A.D. 1575–1624.—Boehm—Böhme—Behmen (Jacob), a mystical German writer, known as the theosophist par excellence, is the author of “Aurora,” etc. (1612), “De Tribus Principiis” (1619) and of many other treatises, which were reprinted under the title of “Theosophia Revelata,” and which contain his many very curious observations concerning astrology, chemistry, theology, philosophy and electricity.
References.—“Notice sur J. Boehm,” La Motte-Fouqué, 1831; “Notes and Queries” for July 28, 1855, p. 63; Ninth “Britan.,” Vol. III. p. 852; J. Ennemoser, “History of Magic,” Vol. II. pp. 297–328.
A.D. 1576.—Norman (Robert), a manufacturer of compass needles at Wapping, is the first who determined the dip or inclination to the earth of the magnetic needle in London, by means of a dipping needle (inclinatorium) of his own making. Five years later (1581) Norman publishes a pamphlet “The Newe Attractive, containing a short discourse of the Magnes or Lodestone, and amongest other his vertues, of a newe discouered secret, and subtill propertie concernyng the Declinyng of the Needle, touched therewith, under the Plaine of the Horizon ...” from which is taken the following:
“Hauing made many and diuers compasses and using alwaies to finish and end them before I touched the needle, I found continuallie that after I had touched the yrons with the stone, that presentlie the north point thereof woulde bend or decline downwards under the horizon in some quantitie; in so much that to the flie of the compass, which was before levell, I was still constrained to put some small piece of ware on the south point and make it equall againe ...” (Weld, “History of the Royal Society,” 1848, Vol. II. p. 432).

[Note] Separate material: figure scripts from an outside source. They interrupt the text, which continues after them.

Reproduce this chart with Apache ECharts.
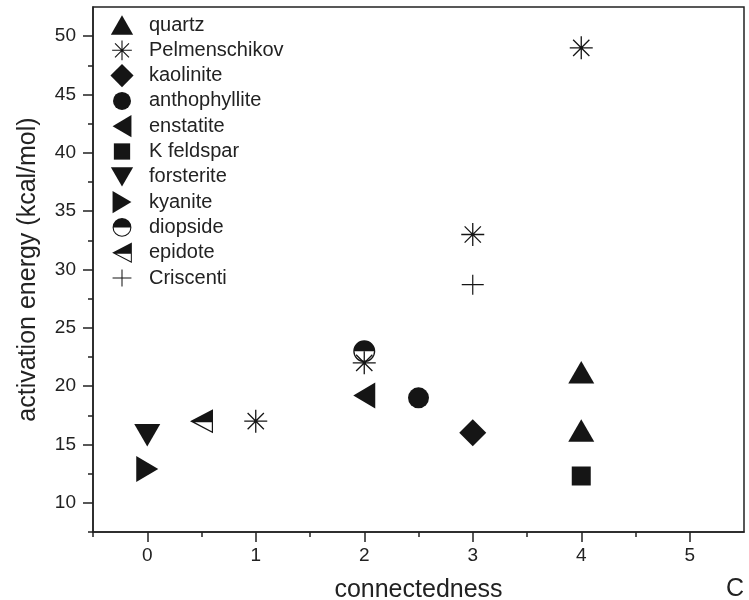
<!DOCTYPE html>
<html>
<head>
<meta charset="utf-8">
<script src="https://cdn.jsdelivr.net/npm/echarts@6/dist/echarts.min.js"></script>
<style>
html,body{margin:0;padding:0;background:#fff;}
#chart{width:749px;height:600px;}
</style>
</head>
<body>
<div id="chart"></div>
<script>
// ---------- data ----------
const seriesNames = ['quartz','Pelmenschikov','kaolinite','anthophyllite','enstatite','K feldspar','forsterite','kyanite','diopside','epidote','Criscenti'];
const quartzData = [[4, 21.2], [4, 16.2]];
const pelmenschikovData = [[1, 17.0], [2, 22.0], [3, 33.0], [4, 49.0]];
const kaoliniteData = [[3, 16.0]];
const anthophylliteData = [[2.5, 19.0]];
const enstatiteData = [[2, 19.2]];
const kFeldsparData = [[4, 12.3]];
const forsteriteData = [[0, 15.8]];
const kyaniteData = [[0, 12.9]];
const diopsideData = [[2, 23.0]];
const epidoteData = [[0.5, 17.0]];
const criscentiData = [[3, 28.7]];

const xMajorTicks = [0, 1, 2, 3, 4, 5];
const xMinorTicks = [-0.5, 0.5, 1.5, 2.5, 3.5, 4.5];
const yMajorTicks = [10, 15, 20, 25, 30, 35, 40, 45, 50];
const yMinorTicks = [7.5, 12.5, 17.5, 22.5, 27.5, 32.5, 37.5, 42.5, 47.5];

// ---------- symbol geometry (common 28x28 box) ----------
const BOX = 'M-14,-14M14,14';
function f(n){ return (Math.round(n*1000)/1000).toString(); }
function bar(theta, r, w){
  const dx = Math.cos(theta), dy = Math.sin(theta);
  const nx = -dy, ny = dx;
  const p = [
    [ r*dx + w*nx,  r*dy + w*ny],
    [-r*dx + w*nx, -r*dy + w*ny],
    [-r*dx - w*nx, -r*dy - w*ny],
    [ r*dx - w*nx,  r*dy - w*ny]
  ];
  return 'M' + p.map(q => f(q[0]) + ',' + f(q[1])).join('L') + 'Z';
}
const symAsterisk = 'path://' + BOX + [0, Math.PI/4, Math.PI/2, 3*Math.PI/4].map(t => bar(t, 11.5, 0.65)).join('');
const symPlus = 'path://' + BOX + bar(0, 11, 0.6) + bar(Math.PI/2, 10, 0.6);
const symUp = 'path://' + BOX + 'M0,-11.25L13,11.25L-13,11.25Z';
const symDown = 'path://' + BOX + 'M0,11.25L13,-11.25L-13,-11.25Z';
const symLeft = 'path://' + BOX + 'M-11,0L11,-13L11,13Z';
const symRight = 'path://' + BOX + 'M11,0L-11,-13L-11,13Z';
const symCircle = 'path://' + BOX + 'M-10.5,0A10.5,10.5 0 1 1 10.5,0A10.5,10.5 0 1 1 -10.5,0Z';
const symSquare = 'path://' + BOX + 'M-9.5,-9.5L9.5,-9.5L9.5,9.5L-9.5,9.5Z';
const symDiamond = 'path://' + BOX + 'M0,-13.5L13.5,0L0,13.5L-13.5,0Z';
const symHalfCircle = 'path://' + BOX + 'M-11,0A11,11 0 0 1 11,0Z' +
  'M11,0A11,11 0 0 1 -11,0L-9.7,0A9.7,9.7 0 0 0 9.7,0Z';
const symHalfLeft = 'path://' + BOX + 'M-11.5,0L11.5,-12L11.5,0Z' +
  'M-11.5,0L11.5,0L11.5,12Z' + 'M-6.6,1.2L10.3,10.02L10.3,1.2Z';

const INK = '#151515';
const TEXT = '#222';
const FONT = '"Liberation Sans", Arial, Helvetica, sans-serif';

function mk(name, data, symbol){
  return {
    name: name, type: 'scatter', data: data, symbol: symbol, symbolSize: 28,
    itemStyle: { color: INK, opacity: 1, borderWidth: 0 },
    emphasis: { disabled: true }, z: 3
  };
}

const series = [
  mk(seriesNames[0], quartzData, symUp),
  mk(seriesNames[1], pelmenschikovData, symAsterisk),
  mk(seriesNames[2], kaoliniteData, symDiamond),
  mk(seriesNames[3], anthophylliteData, symCircle),
  mk(seriesNames[4], enstatiteData, symLeft),
  mk(seriesNames[5], kFeldsparData, symSquare),
  mk(seriesNames[6], forsteriteData, symDown),
  mk(seriesNames[7], kyaniteData, symRight),
  mk(seriesNames[8], diopsideData, symHalfCircle),
  mk(seriesNames[9], epidoteData, symHalfLeft),
  mk(seriesNames[10], criscentiData, symPlus)
];

const chart = echarts.init(document.getElementById('chart'), null, { renderer: 'canvas' });
chart.setOption({
  animation: false,
  backgroundColor: '#fff',
  textStyle: { fontFamily: FONT, color: TEXT },
  grid: {
    left: 93, right: 5, top: 7, bottom: 68,
    show: true, borderColor: TEXT, borderWidth: 1.5, backgroundColor: 'transparent',
    containLabel: false, outerBoundsMode: 'none'
  },
  legend: {
    orient: 'vertical', left: 105, top: 8,
    itemWidth: 44, itemHeight: 24, itemGap: 1.3,
    selectedMode: false,
    data: seriesNames,
    textStyle: { fontSize: 20, color: TEXT, fontFamily: FONT },
    itemStyle: { borderWidth: 0 }
  },
  xAxis: [
    {
      type: 'value', min: -0.5, max: 5.5, position: 'bottom',
      name: 'connectedness', nameLocation: 'middle', nameGap: 46,
      nameTextStyle: { fontSize: 25, color: TEXT, fontFamily: FONT },
      axisLine: { show: true, onZero: false, lineStyle: { color: TEXT, width: 1.5 } },
      axisTick: { show: true, inside: false, length: 10, customValues: xMajorTicks, lineStyle: { color: TEXT, width: 1.5 } },
      axisLabel: { show: true, customValues: xMajorTicks, fontSize: 19, margin: 14, color: TEXT, fontFamily: FONT },
      splitLine: { show: false }
    },
    {
      type: 'value', min: -0.5, max: 5.5, position: 'bottom',
      axisLine: { show: false, onZero: false },
      axisTick: { show: true, inside: false, length: 5, customValues: xMinorTicks, lineStyle: { color: TEXT, width: 1.5 } },
      axisLabel: { show: false },
      splitLine: { show: false }
    }
  ],
  yAxis: [
    {
      type: 'value', min: 7.5, max: 52.5, position: 'left',
      name: 'activation energy (kcal/mol)', nameLocation: 'middle', nameGap: 52,
      nameTextStyle: { fontSize: 25, color: TEXT, fontFamily: FONT },
      axisLine: { show: true, onZero: false, lineStyle: { color: TEXT, width: 1.5 } },
      axisTick: { show: true, inside: false, length: 10, customValues: yMajorTicks, lineStyle: { color: TEXT, width: 1.5 } },
      axisLabel: { show: true, customValues: yMajorTicks, fontSize: 19, margin: 17, color: TEXT, fontFamily: FONT },
      splitLine: { show: false }
    },
    {
      type: 'value', min: 7.5, max: 52.5, position: 'left',
      axisLine: { show: false, onZero: false },
      axisTick: { show: true, inside: false, length: 5, customValues: yMinorTicks, lineStyle: { color: TEXT, width: 1.5 } },
      axisLabel: { show: false },
      splitLine: { show: false }
    }
  ],
  graphic: [
    { type: 'text', left: 726, top: 577, style: { text: 'C', fontSize: 25, fill: TEXT, fontFamily: FONT } }
  ],
  series: series
});
</script>
</body>
</html>
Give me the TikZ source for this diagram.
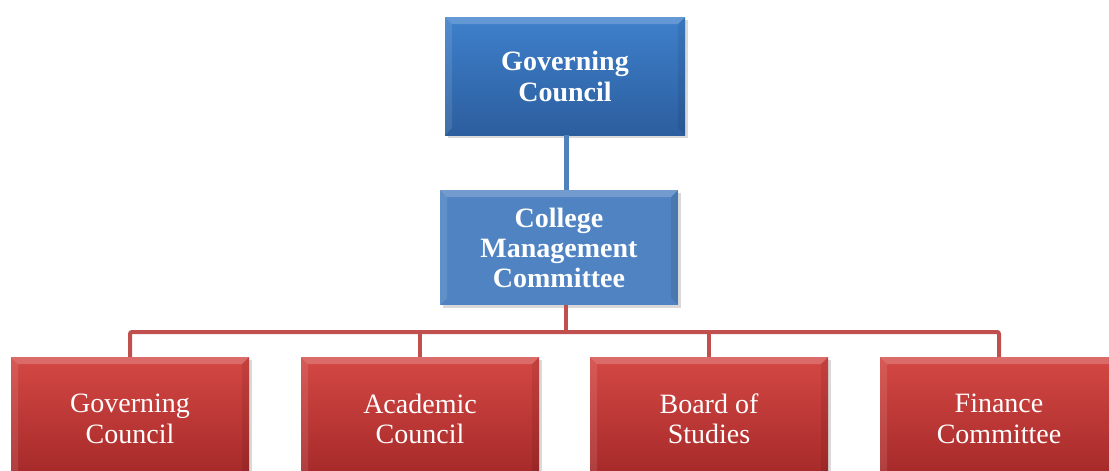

In the fourth chapter of his work, Norman describes the mode of making the particular instrument with which he was enabled to establish the first accurate measurement of the dip “which for this citie of London, I finde, by exact obseruations to be about 71 degrees 50 mynutes.”
Whewell thus alludes to several investigations in the same line:
“Other learned men have, in long navigations, observed the differences of magnetic variations, as Thomas Hariot, Robert Hues, Edward Wright, Abraham Kendall, all Englishmen: others have invented magnetic instruments and convenient modes of observation such as are requisite for those who take long voyages, as William Borough, in his book concerning the variation of the compass; William Barlo, in his ‘Supplement’; Robert Norman, in his ‘Newe Attractive.’ This is that Robert Norman (a good seaman and an ingenious artificer) who first discovered the dip of magnetic iron” (“Enc. Metr.,” p. 738; read also paragraph 366 of J. F. W. Herschel’s “Prelim. Disc.,” 1855).